Despite these criticisms, there are two sections that I wanted to call out as positive examples, as the kind of content I’d like to see more of in these sorts of documents.

Section 4.3: Contract Management addresses a systemic issue, the relationship between Optus and a vendor of theirs, Nokia. This incident involved an interaction between the two organizations. Anyone who has been involved in an incident that involves a vendor can tell you that coordinating across organizations is always more difficult than coordinating within an organization. The report notes that Optus’s relationship with Nokia has historically been transactional, and suggests that Optus might consider whether it would see benefits moving to [a partnership] style of contract management for complex matters.

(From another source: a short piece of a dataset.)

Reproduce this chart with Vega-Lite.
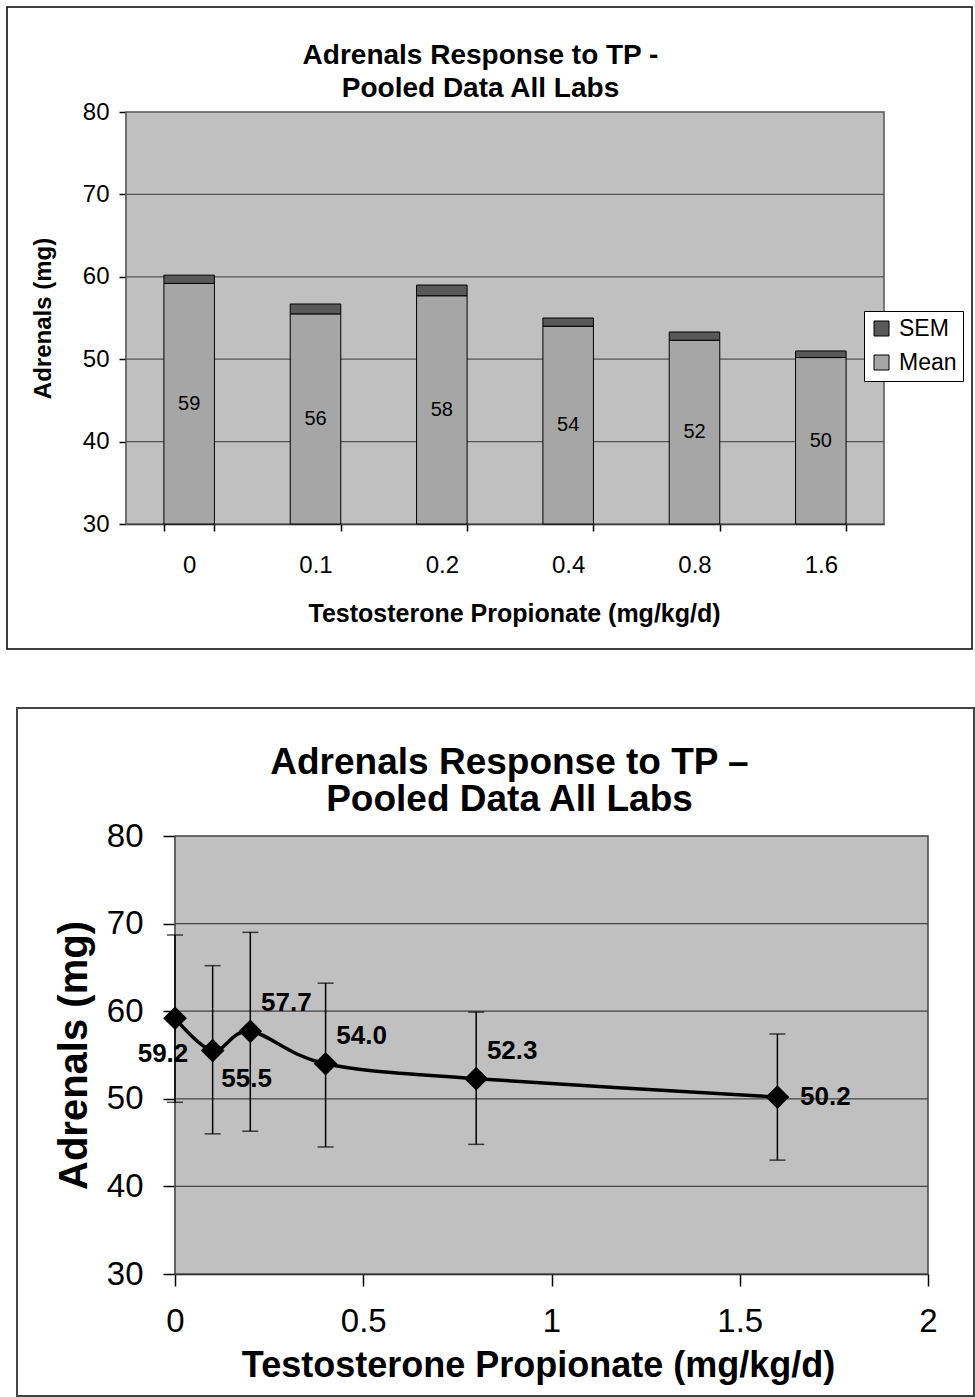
{
  "$schema": "https://vega.github.io/schema/vega-lite/v6.json",
  "padding": {"left": 4, "top": 6, "right": 0, "bottom": 0},
  "background": "white",
  "datasets": {
    "adrenals": [
      {"dose": 0, "mean": 59.2, "semTop": 60.2, "lo": 49.6, "hi": 68.7},
      {"dose": 0.1, "mean": 55.5, "semTop": 56.7, "lo": 46.0, "hi": 65.2},
      {"dose": 0.2, "mean": 57.7, "semTop": 59.0, "lo": 46.3, "hi": 69.0},
      {"dose": 0.4, "mean": 54.0, "semTop": 55.0, "lo": 44.5, "hi": 63.2},
      {"dose": 0.8, "mean": 52.3, "semTop": 53.3, "lo": 44.8, "hi": 59.9},
      {"dose": 1.6, "mean": 50.2, "semTop": 51.0, "lo": 43.0, "hi": 57.4}
    ]
  },
  "data": {"name": "adrenals"},
  "spacing": 55,
  "vconcat": [
    {
      "width": 965,
      "height": 642,
      "view": {"stroke": "black", "strokeWidth": 1.5, "fill": "white"},
      "title": {
        "text": ["Adrenals Response to TP -", "Pooled Data All Labs"],
        "fontSize": 28, "fontWeight": "bold", "color": "black",
        "anchor": "middle", "frame": "group", "offset": -96, "lineHeight": 33, "dx": -9
      },
      "resolve": {"scale": {"x": "independent", "y": "independent"}},
      "layer": [
        {
          "data": {"values": [{}]},
          "mark": {"type": "rect", "fill": "#C0C0C0", "stroke": "#555555", "strokeWidth": 1.5},
          "encoding": {
            "x": {"datum": 0, "type": "quantitative", "scale": {"domain": [0, 1], "range": [119, 877], "nice": false, "zero": false}, "axis": null},
            "x2": {"datum": 1},
            "y": {"datum": 30, "type": "quantitative", "scale": {"domain": [30, 80], "range": [517, 105], "nice": false, "zero": false}, "axis": null},
            "y2": {"datum": 80}
          }
        },
        {
          "data": {"values": [{}]},
          "mark": {"type": "rule", "color": "#555555", "strokeWidth": 1.2},
          "encoding": {
            "x": {"datum": 0, "type": "quantitative", "scale": {"domain": [0, 1], "range": [119, 877], "nice": false, "zero": false}, "axis": null},
            "x2": {"datum": 1},
            "y": {"datum": 40, "type": "quantitative", "scale": {"domain": [30, 80], "range": [517, 105], "nice": false, "zero": false}, "axis": null}
          }
        },
        {
          "data": {"values": [{}]},
          "mark": {"type": "rule", "color": "#555555", "strokeWidth": 1.2},
          "encoding": {
            "x": {"datum": 0, "type": "quantitative", "scale": {"domain": [0, 1], "range": [119, 877], "nice": false, "zero": false}, "axis": null},
            "x2": {"datum": 1},
            "y": {"datum": 50, "type": "quantitative", "scale": {"domain": [30, 80], "range": [517, 105], "nice": false, "zero": false}, "axis": null}
          }
        },
        {
          "data": {"values": [{}]},
          "mark": {"type": "rule", "color": "#555555", "strokeWidth": 1.2},
          "encoding": {
            "x": {"datum": 0, "type": "quantitative", "scale": {"domain": [0, 1], "range": [119, 877], "nice": false, "zero": false}, "axis": null},
            "x2": {"datum": 1},
            "y": {"datum": 60, "type": "quantitative", "scale": {"domain": [30, 80], "range": [517, 105], "nice": false, "zero": false}, "axis": null}
          }
        },
        {
          "data": {"values": [{}]},
          "mark": {"type": "rule", "color": "#555555", "strokeWidth": 1.2},
          "encoding": {
            "x": {"datum": 0, "type": "quantitative", "scale": {"domain": [0, 1], "range": [119, 877], "nice": false, "zero": false}, "axis": null},
            "x2": {"datum": 1},
            "y": {"datum": 70, "type": "quantitative", "scale": {"domain": [30, 80], "range": [517, 105], "nice": false, "zero": false}, "axis": null}
          }
        },
        {
          "mark": {"type": "bar", "stroke": "black", "strokeWidth": 1, "opacity": 1},
          "encoding": {
            "x": {
              "field": "dose", "type": "ordinal", "sort": null,
              "scale": {"range": [119, 877], "paddingInner": 0.6, "paddingOuter": 0.3},
              "axis": {
                "orient": "bottom", "offset": -125, "labelAngle": 0,
                "title": "Testosterone Propionate (mg/kg/d)",
                "titleFontSize": 25, "titleFontWeight": "bold", "titlePadding": 24, "titleX": 507,
                "labelFontSize": 24, "labelPadding": 22, "tickSize": 7, "tickBand": "extent"
              }
            },
            "y": {
              "field": "mean", "type": "quantitative",
              "scale": {"domain": [30, 80], "range": [517, 105], "nice": false, "zero": false},
              "axis": {
                "orient": "left", "offset": -119, "values": [30, 40, 50, 60, 70, 80],
                "title": "Adrenals (mg)", "titleFontSize": 24, "titleFontWeight": "bold", "titlePadding": 27,
                "labelFontSize": 24, "labelPadding": 10, "tickSize": 7
              }
            },
            "y2": {"datum": 30},
            "color": {
              "datum": "Mean", "type": "nominal",
              "scale": {"domain": ["SEM", "Mean"], "range": ["#595959", "#A6A6A6"]},
              "legend": {
                "orient": "none", "legendX": 857, "legendY": 304, "title": null,
                "symbolType": "square", "symbolSize": 225, "symbolStrokeColor": "black", "symbolStrokeWidth": 1, "symbolOpacity": 1,
                "labelFontSize": 23, "labelColor": "black", "labelOffset": 6, "rowPadding": 10,
                "padding": 6, "strokeColor": "black", "fillColor": "white"
              }
            }
          }
        },
        {
          "mark": {"type": "bar", "stroke": "black", "strokeWidth": 1, "opacity": 1},
          "encoding": {
            "x": {"field": "dose", "type": "ordinal", "sort": null, "scale": {"range": [119, 877], "paddingInner": 0.6, "paddingOuter": 0.3}, "axis": null},
            "y": {"field": "semTop", "type": "quantitative", "scale": {"domain": [30, 80], "range": [517, 105], "nice": false, "zero": false}, "axis": null},
            "y2": {"field": "mean"},
            "color": {"datum": "SEM", "type": "nominal"}
          }
        },
        {
          "mark": {"type": "text", "fontSize": 20, "color": "black", "baseline": "middle", "align": "center"},
          "encoding": {
            "x": {"field": "dose", "type": "ordinal", "sort": null, "scale": {"range": [119, 877], "paddingInner": 0.6, "paddingOuter": 0.3}, "axis": null},
            "y": {"field": "mean", "type": "quantitative", "scale": {"domain": [30, 130], "range": [517, 105], "nice": false, "zero": false}, "axis": null},
            "text": {"field": "mean", "type": "quantitative", "format": ".0f"}
          }
        }
      ]
    },
    {
      "spacing": 5,
      "hconcat": [
        {
          "width": 1, "height": 1,
          "data": {"values": [{}]},
          "view": {"stroke": null, "fill": null},
          "mark": {"type": "point", "opacity": 0}
        },
        {
          "width": 957,
          "height": 688,
          "view": {"stroke": "#444444", "strokeWidth": 2, "fill": "white"},
          "title": {
            "text": ["Adrenals Response to TP –", "Pooled Data All Labs"],
            "fontSize": 37, "fontWeight": "bold", "color": "black",
            "anchor": "middle", "frame": "group", "offset": -111, "lineHeight": 37, "dx": 14
          },
          "layer": [
            {
              "data": {"values": [{}]},
              "mark": {"type": "rect", "fill": "#C0C0C0", "stroke": "#444444", "strokeWidth": 1.5},
              "encoding": {
                "x": {
                  "datum": 0, "type": "quantitative",
                  "scale": {"domain": [0, 2], "range": [158, 911], "nice": false, "zero": false},
                  "axis": {
                    "orient": "bottom", "offset": -122, "values": [0, 0.5, 1, 1.5, 2], "format": "~g",
                    "title": "Testosterone Propionate (mg/kg/d)", "titleFontSize": 36, "titleFontWeight": "bold", "titlePadding": 10, "titleX": 521,
                    "labelFontSize": 33, "labelPadding": 19, "tickSize": 12
                  }
                },
                "x2": {"datum": 2},
                "y": {
                  "datum": 30, "type": "quantitative",
                  "scale": {"domain": [30, 80], "range": [566, 128], "nice": false, "zero": false},
                  "axis": {
                    "orient": "left", "offset": -158, "values": [30, 40, 50, 60, 70, 80],
                    "title": "Adrenals (mg)", "titleFontSize": 40, "titleFontWeight": "bold", "titlePadding": 12,
                    "labelFontSize": 33, "labelPadding": 20, "tickSize": 12
                  }
                },
                "y2": {"datum": 80}
              }
            },
            {
              "data": {"values": [{}]},
              "mark": {"type": "rule", "color": "#444444", "strokeWidth": 1.2},
              "encoding": {"x": {"datum": 0, "type": "quantitative"}, "x2": {"datum": 2}, "y": {"datum": 40, "type": "quantitative"}}
            },
            {
              "data": {"values": [{}]},
              "mark": {"type": "rule", "color": "#444444", "strokeWidth": 1.2},
              "encoding": {"x": {"datum": 0, "type": "quantitative"}, "x2": {"datum": 2}, "y": {"datum": 50, "type": "quantitative"}}
            },
            {
              "data": {"values": [{}]},
              "mark": {"type": "rule", "color": "#444444", "strokeWidth": 1.2},
              "encoding": {"x": {"datum": 0, "type": "quantitative"}, "x2": {"datum": 2}, "y": {"datum": 60, "type": "quantitative"}}
            },
            {
              "data": {"values": [{}]},
              "mark": {"type": "rule", "color": "#444444", "strokeWidth": 1.2},
              "encoding": {"x": {"datum": 0, "type": "quantitative"}, "x2": {"datum": 2}, "y": {"datum": 70, "type": "quantitative"}}
            },
            {
              "mark": {"type": "errorbar", "thickness": 1.5, "ticks": {"size": 16, "color": "black"}, "rule": {"color": "black"}},
              "encoding": {
                "x": {"field": "dose", "type": "quantitative", "title": "Testosterone Propionate (mg/kg/d)"},
                "y": {"field": "lo", "type": "quantitative", "title": "Adrenals (mg)"},
                "y2": {"field": "hi"}
              }
            },
            {
              "mark": {"type": "line", "interpolate": "cardinal", "color": "black", "strokeWidth": 3.5},
              "encoding": {
                "x": {"field": "dose", "type": "quantitative", "title": "Testosterone Propionate (mg/kg/d)"},
                "y": {"field": "mean", "type": "quantitative", "title": "Adrenals (mg)"}
              }
            },
            {
              "mark": {"type": "point", "shape": "diamond", "filled": true, "color": "black", "opacity": 1, "size": 560},
              "encoding": {
                "x": {"field": "dose", "type": "quantitative", "title": "Testosterone Propionate (mg/kg/d)"},
                "y": {"field": "mean", "type": "quantitative", "title": "Adrenals (mg)"}
              }
            },
            {
              "transform": [{"filter": {"field": "dose", "oneOf": [0.2, 0.4, 0.8]}}],
              "mark": {"type": "text", "fontSize": 26, "fontWeight": "bold", "color": "black", "align": "center", "baseline": "middle", "dx": 36, "dy": -28},
              "encoding": {
                "x": {"field": "dose", "type": "quantitative", "title": "Testosterone Propionate (mg/kg/d)"},
                "y": {"field": "mean", "type": "quantitative", "title": "Adrenals (mg)"},
                "text": {"field": "mean", "type": "quantitative", "format": ".1f"}
              }
            },
            {
              "transform": [{"filter": {"field": "dose", "equal": 0.1}}],
              "mark": {"type": "text", "fontSize": 26, "fontWeight": "bold", "color": "black", "align": "center", "baseline": "middle", "dx": 34, "dy": 28},
              "encoding": {
                "x": {"field": "dose", "type": "quantitative", "title": "Testosterone Propionate (mg/kg/d)"},
                "y": {"field": "mean", "type": "quantitative", "title": "Adrenals (mg)"},
                "text": {"field": "mean", "type": "quantitative", "format": ".1f"}
              }
            },
            {
              "transform": [{"filter": {"field": "dose", "equal": 1.6}}],
              "mark": {"type": "text", "fontSize": 26, "fontWeight": "bold", "color": "black", "align": "center", "baseline": "middle", "dx": 48, "dy": 0},
              "encoding": {
                "x": {"field": "dose", "type": "quantitative", "title": "Testosterone Propionate (mg/kg/d)"},
                "y": {"field": "mean", "type": "quantitative", "title": "Adrenals (mg)"},
                "text": {"field": "mean", "type": "quantitative", "format": ".1f"}
              }
            },
            {
              "transform": [{"filter": {"field": "dose", "equal": 0}}],
              "mark": {"type": "text", "fontSize": 26, "fontWeight": "bold", "color": "black", "align": "center", "baseline": "middle", "dx": -12, "dy": 36},
              "encoding": {
                "x": {"field": "dose", "type": "quantitative", "title": "Testosterone Propionate (mg/kg/d)"},
                "y": {"field": "mean", "type": "quantitative", "title": "Adrenals (mg)"},
                "text": {"field": "mean", "type": "quantitative", "format": ".1f"}
              }
            }
          ]
        }
      ]
    }
  ],
  "config": {
    "font": "Liberation Sans",
    "axis": {
      "labelColor": "black", "titleColor": "black", "domainColor": "black", "tickColor": "black",
      "domainWidth": 1.5, "tickWidth": 1.5, "grid": false, "zindex": 1,
      "labelFlush": false, "labelOverlap": false, "labelFont": "Liberation Sans", "titleFont": "Liberation Sans"
    },
    "title": {"font": "Liberation Sans", "color": "black"},
    "legend": {"labelFont": "Liberation Sans"},
    "text": {"font": "Liberation Sans"}
  }
}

Section 5.1: A General Note on Incident Management discusses how it is more effective to have on hand a small team of trained staff who have the capacity to adapt to the circumstances as they unfold over having a large document that describes how to handle different types of emergency scenarios. If this observation gets internalized by Optus, then I think the report is actually net positive, despite my other criticisms.

What could have been

Another irony here is that Australia has a deep well of safety experts to draw from, thanks to the Griffith University Safety Science Innovation Lab. I wish a current or former associate of that lab had been contacted to do this investigation. Off the top of my head, I can name Sidney Dekker, David Provan, Drew Rae, Ben Hutchinson, and Georgina Poole. Any of them would have done a much better job.

In particular, The Schott Review is a great example of why Dekker’s The Field Guide to Understanding ‘Human Error’ remains such an important book. I presume the author of the report has never read it.

The Australian Communications and Media Authority (ACMA) is also performing an investigation into the Optus Triple Zero outage. I’m looking forward to seeing how their report compares to the Schott Review. Fingers crossed that they do a better job.